Q: What makes a geothermal system different from other systems?
A: Geothermal systems do not burn fossil fuel to generate heat; they simply transfer the heat to and from the earth to provide a more efficient and environmentally friendly method of heating and cooling. Only electric is used to operate these systems.
Q: What are the components of a geothermal system?
A: (1.) The geothermal heat pump. (2.) The energy source from well water, ground, or pond. (3.) The energy delivery system inside the home. Either duct work or radiant floor heating.
Q: How efficient is a geothermal system?
A: A geothermal system is 30-70% more efficient in heating, and more than twice as efficient in cooling as the most efficient ordinary system. Geothermal systems remove energy from the ground and make that energy useable to heat our homes. These systems will provide 4-5 dollars of heat from one dollar worth of electricity.
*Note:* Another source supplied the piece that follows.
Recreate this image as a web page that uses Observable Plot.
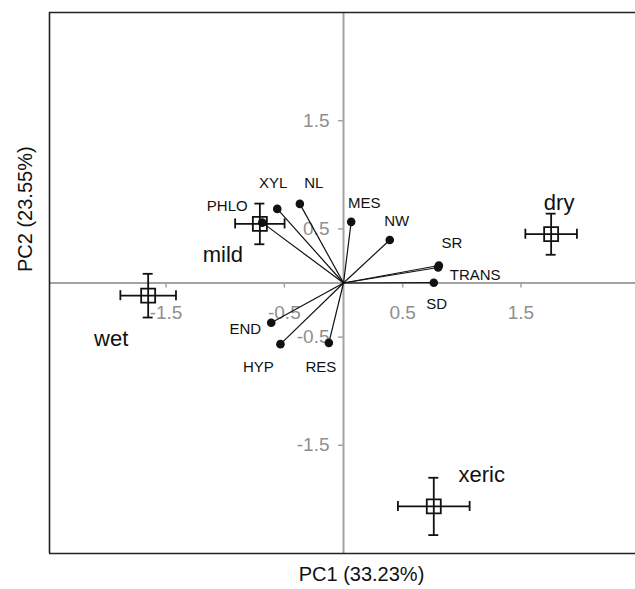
<!DOCTYPE html>
<html>
<head>
<meta charset="utf-8">
<script src="https://cdn.jsdelivr.net/npm/d3@7"></script>
<script src="https://cdn.jsdelivr.net/npm/@observablehq/plot@0.6"></script>
<style>
  html, body { margin: 0; padding: 0; background: #fff; }
  #chart svg { display: block; }
</style>
</head>
<body>
<div id="chart"></div>
<script>
// ---- data ----
const tickValues = [-1.5, -0.5, 0.5, 1.5];
const tickLabels = ["-1.5", "-0.5", "0.5", "1.5"];

const variables = ["PHLO", "XYL", "NL", "MES", "NW", "SR", "TRANS", "SD", "END", "HYP", "RES"];
const loadPC1 = [-0.687, -0.56, -0.369, 0.065, 0.391, 0.806, 0.80, 0.763, -0.611, -0.533, -0.124];
const loadPC2 = [0.558, 0.685, 0.731, 0.565, 0.398, 0.162, 0.143, 0.003, -0.367, -0.565, -0.553];

const groups = ["wet", "mild", "dry", "xeric"];
const scorePC1 = [-1.651, -0.707, 1.755, 0.763];
const scorePC2 = [-0.117, 0.546, 0.451, -2.065];
const errPC1 = [0.235, 0.209, 0.218, 0.303];
const errPC2 = [0.202, 0.188, 0.19, 0.265];

const xLabel = "PC1 (33.23%)";
const yLabel = "PC2 (23.55%)";

// ---- layout (label offsets in pixels) ----
const varLabelOffset = {
  PHLO: [-35, -16], XYL: [-4, -26], NL: [14, -21], MES: [13, -19], NW: [7, -19],
  SR: [13, -22], TRANS: [37, 8], SD: [3, 22], END: [-26, 6], HYP: [-22, 23], RES: [-8, 24]
};
const groupLabelOffset = { wet: [-37, 43], mild: [-37, 31], dry: [8, -31], xeric: [48, -31] };

const xDomain = [-2.485, 2.468];
const yDomain = [-2.5, 2.5];

const loads = variables.map((v, i) => ({name: v, x: loadPC1[i], y: loadPC2[i]}));
const scores = groups.map((g, i) => ({name: g, x: scorePC1[i], y: scorePC2[i], ex: errPC1[i], ey: errPC2[i]}));
const ticks = tickValues.map((v, i) => ({v, label: tickLabels[i]}));

const gray = "#a3a3a3";
const font = "'Liberation Sans', Arial, Helvetica, sans-serif";

const textByOffset = (data, offsets, opts) =>
  data.map(d => Plot.text([d], {x: "x", y: "y", text: "name", dx: offsets[d.name][0], dy: offsets[d.name][1], ...opts}));

const chart = Plot.plot({
  width: 635,
  height: 589,
  marginLeft: 49,
  marginRight: 0,
  marginTop: 12,
  marginBottom: 36,
  x: {domain: xDomain, axis: null},
  y: {domain: yDomain, axis: null},
  style: {fontFamily: font, background: "#fff", overflow: "visible"},
  marks: [
    // cross axes
    Plot.ruleX([0], {stroke: gray, strokeWidth: 2}),
    Plot.ruleY([0], {stroke: gray, strokeWidth: 2}),
    // tick marks
    Plot.ruleX(ticks, {x: "v", y1: 0, y2: 0, insetBottom: -5, stroke: gray, strokeWidth: 1.5}),
    Plot.ruleY(ticks, {y: "v", x1: 0, x2: 0, insetLeft: -5, stroke: gray, strokeWidth: 1.5}),
    // tick labels
    Plot.text(ticks, {x: "v", y: 0, text: "label", dy: 30, fill: "#8f8f8f", fontSize: 19}),
    Plot.text(ticks, {x: 0, y: "v", text: "label", dx: -14, textAnchor: "end", fill: "#8f8f8f", fontSize: 19}),
    // frame (top, bottom, left)
    Plot.ruleY(yDomain, {stroke: "#222", strokeWidth: 1.6}),
    Plot.ruleX([xDomain[0]], {stroke: "#222", strokeWidth: 1.6}),
    // loading vectors
    Plot.link(loads, {x1: 0, y1: 0, x2: "x", y2: "y", stroke: "#111", strokeWidth: 1.2}),
    Plot.dot(loads, {x: "x", y: "y", r: 4.3, fill: "#111"}),
    // score error bars
    Plot.link(scores, {x1: d => d.x - d.ex, x2: d => d.x + d.ex, y1: "y", y2: "y", stroke: "#111", strokeWidth: 1.8}),
    Plot.link(scores, {x1: "x", x2: "x", y1: d => d.y - d.ey, y2: d => d.y + d.ey, stroke: "#111", strokeWidth: 1.8}),
    Plot.ruleX(scores, {x: d => d.x - d.ex, y1: "y", y2: "y", insetTop: -5, insetBottom: -5, stroke: "#111", strokeWidth: 1.8}),
    Plot.ruleX(scores, {x: d => d.x + d.ex, y1: "y", y2: "y", insetTop: -5, insetBottom: -5, stroke: "#111", strokeWidth: 1.8}),
    Plot.ruleY(scores, {y: d => d.y - d.ey, x1: "x", x2: "x", insetLeft: -5, insetRight: -5, stroke: "#111", strokeWidth: 1.8}),
    Plot.ruleY(scores, {y: d => d.y + d.ey, x1: "x", x2: "x", insetLeft: -5, insetRight: -5, stroke: "#111", strokeWidth: 1.8}),
    Plot.dot(scores, {x: "x", y: "y", symbol: "square", r: 7.9, fill: "none", stroke: "#111", strokeWidth: 1.8}),
    // labels
    ...textByOffset(loads, varLabelOffset, {fontSize: 15, fill: "#111"}),
    ...textByOffset(scores, groupLabelOffset, {fontSize: 22, fill: "#111"}),
    // axis titles
    Plot.text([xLabel], {frameAnchor: "bottom", text: d => d, dx: 19, dy: 27, fontSize: 20, fill: "#111"}),
    Plot.text([yLabel], {frameAnchor: "left", text: d => d, rotate: -90, dx: -24, dy: -11, fontSize: 20, fill: "#111"})
  ]
});
document.getElementById("chart").appendChild(chart);
</script>
</body>
</html>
Q: How does a geothermal heat pump work?
A: The geothermal heat pump has the ability to move energy from the ground to the home or from the home to the ground. The compressor in the unit is used to evaluate the temperature of the refrigerant to 160˚ to 180˚. The energy is transferred from the water to the refrigerant. The refrigerant then changes from a liquid to a gas and then back from a gas to a liquid. This change of state allows us to transfer heat into the home in the winter and transfer heat out of the home in the summer.
Q: What is a closed loop system?
A: A closed loop system uses a continuous loop of buried polyethylene pipe. The pipe is connected to the indoor heat pump to form a sealed underground loop through which an antifreeze-and-water solution is circulated. Most closed loops are drilled vertically in our area and in areas adjacent to the building. However, where adequate land is available, loops can be installed horizontally.
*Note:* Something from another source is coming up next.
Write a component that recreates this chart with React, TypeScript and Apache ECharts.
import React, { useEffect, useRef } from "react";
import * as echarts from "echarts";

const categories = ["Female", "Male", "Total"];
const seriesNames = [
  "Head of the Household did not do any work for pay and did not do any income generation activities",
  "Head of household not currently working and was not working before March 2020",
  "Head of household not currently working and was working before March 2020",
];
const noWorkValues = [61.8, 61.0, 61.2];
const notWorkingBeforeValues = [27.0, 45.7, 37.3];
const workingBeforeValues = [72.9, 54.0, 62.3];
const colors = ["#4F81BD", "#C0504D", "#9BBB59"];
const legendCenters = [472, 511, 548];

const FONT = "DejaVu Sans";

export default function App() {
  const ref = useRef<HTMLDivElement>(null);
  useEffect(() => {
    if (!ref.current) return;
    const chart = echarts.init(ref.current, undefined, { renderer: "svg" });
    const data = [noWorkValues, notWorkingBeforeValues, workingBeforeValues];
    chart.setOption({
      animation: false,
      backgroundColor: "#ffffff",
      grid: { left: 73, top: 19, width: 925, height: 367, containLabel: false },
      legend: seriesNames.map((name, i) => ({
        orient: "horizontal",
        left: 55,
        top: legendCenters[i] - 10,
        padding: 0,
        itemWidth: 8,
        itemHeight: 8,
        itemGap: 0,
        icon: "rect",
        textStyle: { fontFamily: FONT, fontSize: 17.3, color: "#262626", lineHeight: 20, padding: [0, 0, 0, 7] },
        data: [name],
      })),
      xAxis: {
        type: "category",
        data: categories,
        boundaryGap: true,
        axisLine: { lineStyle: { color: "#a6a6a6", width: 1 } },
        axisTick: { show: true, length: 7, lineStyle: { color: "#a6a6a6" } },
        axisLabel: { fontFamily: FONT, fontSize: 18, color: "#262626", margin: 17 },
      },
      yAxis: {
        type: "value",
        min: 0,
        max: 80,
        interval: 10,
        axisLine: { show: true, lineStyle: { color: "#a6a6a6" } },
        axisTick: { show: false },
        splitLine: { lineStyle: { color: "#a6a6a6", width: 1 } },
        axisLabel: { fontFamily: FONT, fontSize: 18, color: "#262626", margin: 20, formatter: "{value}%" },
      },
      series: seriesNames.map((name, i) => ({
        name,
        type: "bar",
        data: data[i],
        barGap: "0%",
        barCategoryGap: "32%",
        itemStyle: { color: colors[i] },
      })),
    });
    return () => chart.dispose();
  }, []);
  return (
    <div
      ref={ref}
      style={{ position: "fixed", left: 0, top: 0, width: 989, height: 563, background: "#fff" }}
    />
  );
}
Q: What is an open loop system?
A: An open loop system uses groundwater from an ordinary well as a source. The groundwater is pumped into the heat pump unit where heat is extracted and the water is disposed of in an environmentally safe manner. Because groundwater is a relatively constant temperature year-round, wells are an excellent heat source.
Q: How long is the payback period for a geothermal system?
A: The payback on a geothermal system can be from 0 to 7 years. On a new home, the system can usually save enough money per year to make up what it costs extra to install the system. In an existing home, the payback can vary from 3 to 8 years depending upon what rebates or grants that are available and the cost of electric. They also should reduce maintenance costs and increase the value of the home.